Everyone talks about the 80-20 rule. You know, out of any group, 20 percent of any group will actually do something, while the other 80 percent won't do much, if anything at all. If there are 54 million people with disabilities in the U.S. (and that's not agreed by everyone), then you might think there are nearly 11 million active crips. What a glorious notion! It's not remotely true though. In my home state of California, the population is about 33 million. Taking a conservative track, let's say about 14 percent of those folks have a disability. Works out, um, to about 4,620,000 people with disabilities. Following the 80-20 rule, we should have nearly 650,000 active crips. Maybe we should consider a 95-5 rule. That would be 231,000. The other day I saw a newsletter from a statewide disability organization (that, granted, ain't what it used to be) reporting that its membership was about 650 -- 650, less than one frigging thousand. OK, full disclosure: I am a lapsed member of said organization. I have some issues with them. But I expect to re-up one of these days because its goals are worthwhile.
I worry about our ability to organize ourselves so that we can wield influence on legislators, policy makers and government entities. If the non-disabled world doesn't see us as a constituency with voting power or economic power, we won't be taken seriously.
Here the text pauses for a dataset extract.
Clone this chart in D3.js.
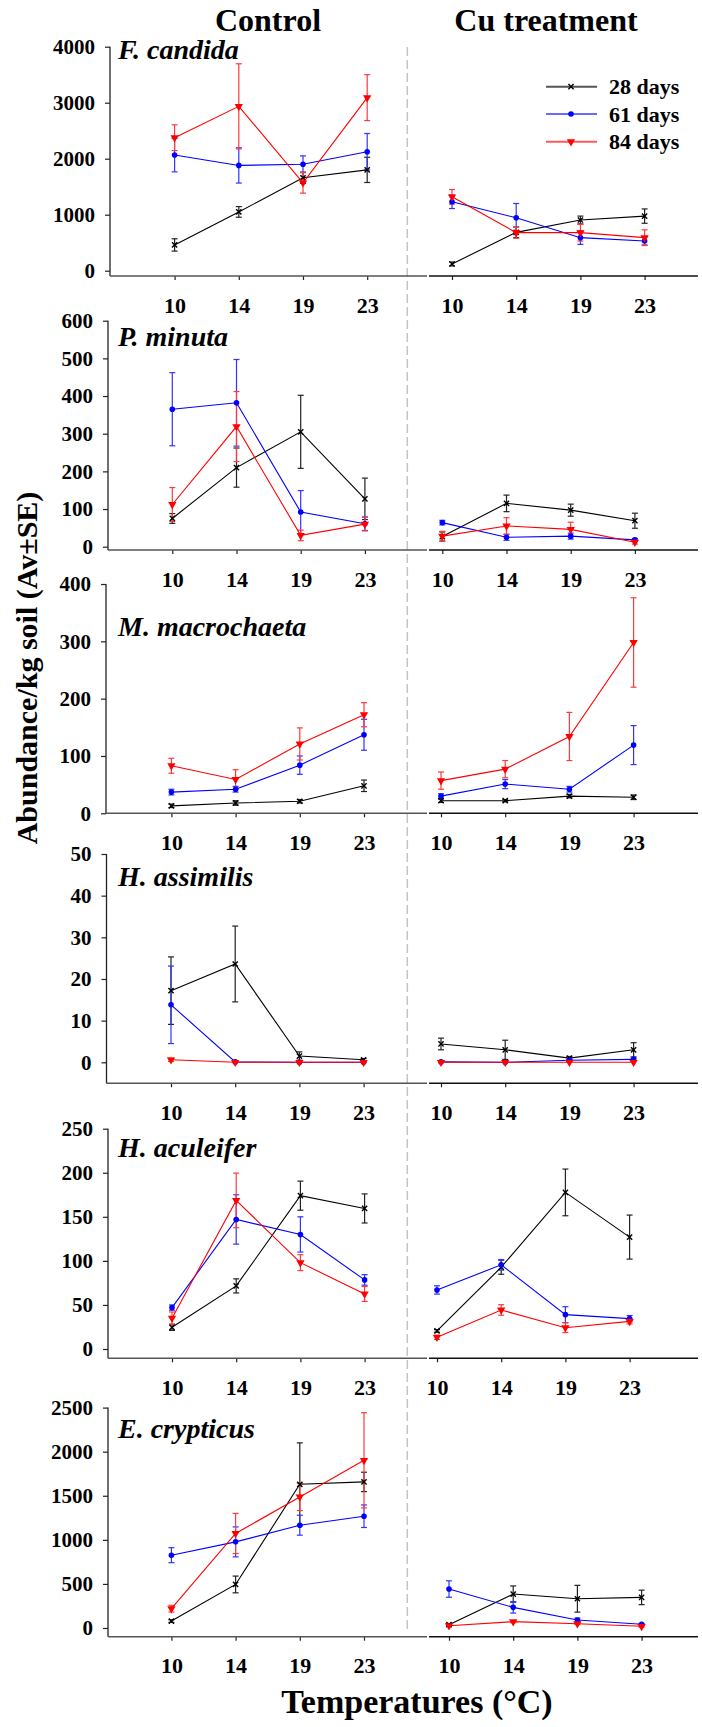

We've managed to put legislation on the books nationally and in many states, but getting implementation and enforcement is a different story. We need clout. We need number and activism to have clout.
Now we get a dribble of lawsuits that opponents used to create a hostile backlash against greedy lawyers and lawsuit happy crips, who often are portrayed as gullible dupes of those greed lawyers.
By and large we have failed to organize ourselves in sustainable action groups. Filing lawsuits has produced a mixed bag of results.
And that leads me to Mary Johnson's perceptive blog entry today, riffing on things we in the United States disability rights movement might learn from our peers in Britain. I like this particular approach the SCOPE group organized.
Make it a campaign.
Make it fun.
In my home town, the local ILC has been developing what they call "Blue Ribbon Week" during which staff and volunteers try to find businesses that are providing access, or making a real effort to do so. Such places are recognized publicly by the ILC. Businesses that fail to measure up, or which resist barrier removal, are given notice of what they have to do to get into compliance. They get follow-up visits. The ILC has not yet worked out an effective hammer to use on this miscreants, but that's developing. I like the carrot-and-hammer approach. It may not slake the thirst of some crusaders for blood, but it may advance the cause of access and inclusion.
Heaven knows, it's time to do something to ignite some excitement and momentum. And fun, too.